Information
MéLISANDE GOMEZ
Même battu, Régis Le Bris n’avait pas l’impression d’avoir perdu sa soirée, samedi, en quittant le Vélodrome. « Je suis un amoureux du football, donc voir jouer l’OM, cette maîtrise technique, cette qualité individuelle, cette puissance… appréciait l’entraîneur de Lorient. C’est bien fait. L’OM prend beaucoup de risques, c’est l’identité du club, de la ville, du stade. » Le fameux « Droit au but » souvent revendiqué, parfois galvaudé mais parfaitement incarné cette saison, puisque Marseille affiche, à mi-parcours, la troisième meilleure attaque de L1, et une meilleure moyenne de buts qu’avec Marcelo Bielsa (2,05 contre 1,95), pourtant adepte d’un foot spectaculaire.
Si l’OM marque beaucoup (39 buts, dont seulement deux penalties), c’est d’abord parce qu’il applique les préceptes de son entraîneur, qui tranchent assez nettement avec ceux de son prédécesseur, Jorge Sampaoli. L’Argentin voulait la possession du ballon, qui dépassait souvent les 70 %, mais il aimait la sécurité aussi : ses joueurs assuraient chaque prise de balle, multipliant les touches et les passes latérales. Avec Igor Tudor, le changement de logiciel est radical : le Croate ne jure que par le physique et l’intensité, son équipe défend en avançant, presse avec agressivité dès la perte du ballon et, à la récupération, joue vite vers l’avant. Elle a moins de possession (58 % en moyenne) mais, avec le ballon, elle est plus rapidement dangereuse, se projetant en vitesse et en nombre. Enfin, elle est redoutable sur coups de pied arrêtés, une arme que le staff prépare beaucoup et qui lui a permis de marquer 13 fois, plus que tous les autres en L1.
Tout le monde à la fête
À Vérone, déjà, le Croate avait construit une machine à marquer et, avec un effectif moins talentueux que la concurrence, il avait fini la saison dernière avec la 5e meilleure attaque de Serie A, à égalité avec l’Atalanta (65 buts). À Marseille, l’effectif a dû digérer les consignes de l’ancien défenseur central et s’habituer à d’autres réflexes mais, avec le temps, il se montre de plus en plus à l’aise dans ses circuits. Il tente beaucoup de passes dans le dernier tiers (153 par match) et en réussit la grande majorité. Dans ce domaine, la trêve de la Coupe du monde a fait du bien, le staff profitant du stage en Espagne et du temps avec son groupe pour travailler la phase offensive. « L’amélioration dans le jeu offensif, tu ne peux l’avoir qu’en t’entraînant ensemble, expliquait Tudor samedi soir.

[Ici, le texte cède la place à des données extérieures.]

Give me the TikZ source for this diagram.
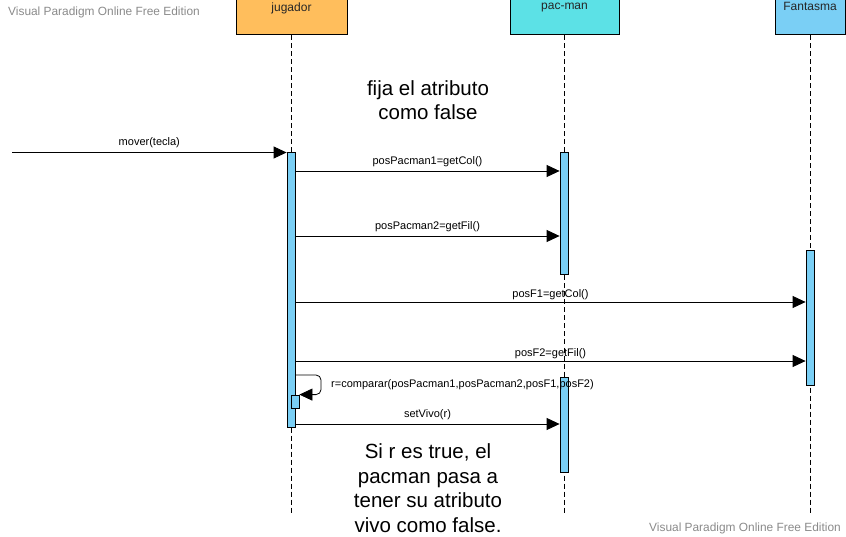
\documentclass[tikz,border=0pt]{standalone}
\usepackage{fontspec}
\setmainfont{Liberation Sans}
\usepackage{xcolor}
\usepackage{tikz}
\usetikzlibrary{arrows.meta,positioning}
\definecolor{jugcol}{HTML}{FFBE5C}
\definecolor{paccol}{HTML}{5CE1E6}
\definecolor{fancol}{HTML}{7ACFF5}
\definecolor{markgray}{HTML}{8A8A8A}
\tikzset{headbox/.style={draw,line width=1pt,minimum height=35pt,inner sep=0pt},
	headtext/.style={font=\fontsize{12}{14}\selectfont,text=black!85,inner sep=0pt},
	lifeline/.style={dash pattern=on 5pt off 3pt},
	actbox/.style={draw,fill=fancol,minimum width=8pt,inner sep=0pt,line width=0.8pt},
	msg/.style={-{Triangle[length=13pt,width=12pt]},line width=0.8pt},
	msglabel/.style={font=\fontsize{11}{13}\selectfont,above=4pt,inner sep=0pt},
	notetext/.style={font=\fontsize{20.5}{24.5}\selectfont,align=center},
	watermark/.style={font=\fontsize{11.9}{14}\selectfont,text=markgray,inner sep=0pt}}

\begin{document}
\begin{tikzpicture}[x=1pt,y=-1pt]
	\useasboundingbox (0,0) rectangle (846,537);
	% heads
	\node[headbox,fill=jugcol,minimum width=111pt] (jug) at (291.5,17.5) {};
	\node[headbox,fill=paccol,minimum width=109pt] (pac) at (564.5,17.5) {};
	\node[headbox,fill=fancol,minimum width=70pt] (fan) at (810,17.5) {};
	\node[headtext,below=3pt of jug.north] {jugador};
	\node[headtext,below=3pt of pac.north] {pac-man};
	\node[headtext,below=3pt of fan.north] {Fantasma};
	%
	\coordinate (jugEnd) at (291,513);
	\coordinate (pacEnd) at (564,513);
	\coordinate (fanEnd) at (810,513);
	\draw[lifeline] (jug.south -| jugEnd) -- (jugEnd);
	\draw[lifeline] (pac.south -| pacEnd) -- (pacEnd);
	\draw[lifeline] (fan.south -| fanEnd) -- (fanEnd);
	%
	\node[actbox,minimum height=275pt] (jugA) at (291,289.5) {};
	\node[actbox,minimum height=13pt] (selfA) at (295,401.5) {};
	\node[actbox,minimum height=122pt] (pacA) at (564,213) {};
	\node[actbox,minimum height=95pt] (pacB) at (564,424.5) {};
	\node[actbox,minimum height=135pt] (fanA) at (810,317.5) {};
	%
	\coordinate (start) at (12,152.5);
	\coordinate (y1) at (291,171);
	\coordinate (y2) at (291,236);
	\coordinate (y3) at (291,302);
	\coordinate (y4) at (291,361);
	\coordinate (y5) at (291,375);
	\coordinate (y6) at (291,424);
	\coordinate (loop) at (321,385);
	%
	\path[msg]
	(start) edge node[msglabel]{mover(tecla)} (jugA.west |- start)
	(jugA.east |- y1) edge node[msglabel]{posPacman1=getCol()} (pacA.west |- y1)
	(jugA.east |- y2) edge node[msglabel]{posPacman2=getFil()} (pacA.west |- y2)
	(jugA.east |- y3) edge node[msglabel,above=2pt]{posF1=getCol()} (fanA.west |- y3)
	(jugA.east |- y4) edge node[msglabel,above=2pt]{posF2=getFil()} (fanA.west |- y4)
	(jugA.east |- y6) edge node[msglabel]{setVivo(r)} (pacB.west |- y6);
	\draw[msg,rounded corners=5pt] (jugA.east |- y5) -- (loop |- y5) -- (loop |- selfA.north) -- (selfA.north east);
	\node[font=\fontsize{11}{13}\selectfont,anchor=west,inner sep=0pt] (cmp) at (331,385) {r=comparar(posPacman1,posPacman2,posF1,posF2)};
	%
	\node[notetext] (note1) at (428,100) {fija el atributo\\como false};
	\node[notetext] (note2) at (428,488) {Si r es true, el\\pacman pasa a\\tener su atributo\\vivo como false.};
	\node[watermark,anchor=west] (wm1) at (8,12) {Visual Paradigm Online Free Edition};
	\node[watermark,anchor=east] (wm2) at (841,528) {Visual Paradigm Online Free Edition};
\end{tikzpicture}
\end{document}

On a eu le temps de travailler et je suis content de cela. »
Dans ce style très exigeant physiquement, l’entraîneur a réussi à emmener ses joueurs derrière lui et à leur inculquer un principe : avec lui, tout le monde défend dès la perte du ballon, et tout le monde peut attaquer, une fois qu’il est récupéré. Seule obligation, elle aussi répétée pendant les séances d’entraînement : respecter les couvertures pour ne pas être trop exposé à la perte. Quand les milieux compensent, les défenseurs peuvent donc monter et Chancel Mbemba, par exemple, se trouve très souvent dans les trente derniers mètres. Contre Lorient, il a adressé un centre décisif sur le troisième but, que Samuel Gigot a légèrement dévié dans la surface, Sead Kolasinac a marqué et donné une passe décisive…
Les milieux aussi ont pour consigne d’attaquer le dernier tiers quand l’occasion se présente, et Jordan Veretout l’a très bien fait sur le 3-1 face aux Bretons, présent dans la surface pour profiter du centre. Cette philosophie collective permet à l’OM de ne dépendre de personne ce qui, là encore, change radicalement de la saison passée, où les inspirations de Dimitri Payet étaient souvent la clé pour déverrouiller les défenses. Cette fois, personne n’incarne la force offensive, mais plutôt tout le monde : seize joueurs différents ont déjà marqué en Championnat et, bientôt, Pau Lopez sera le seul à ne pas voir son nom figurer dans la liste des buteurs.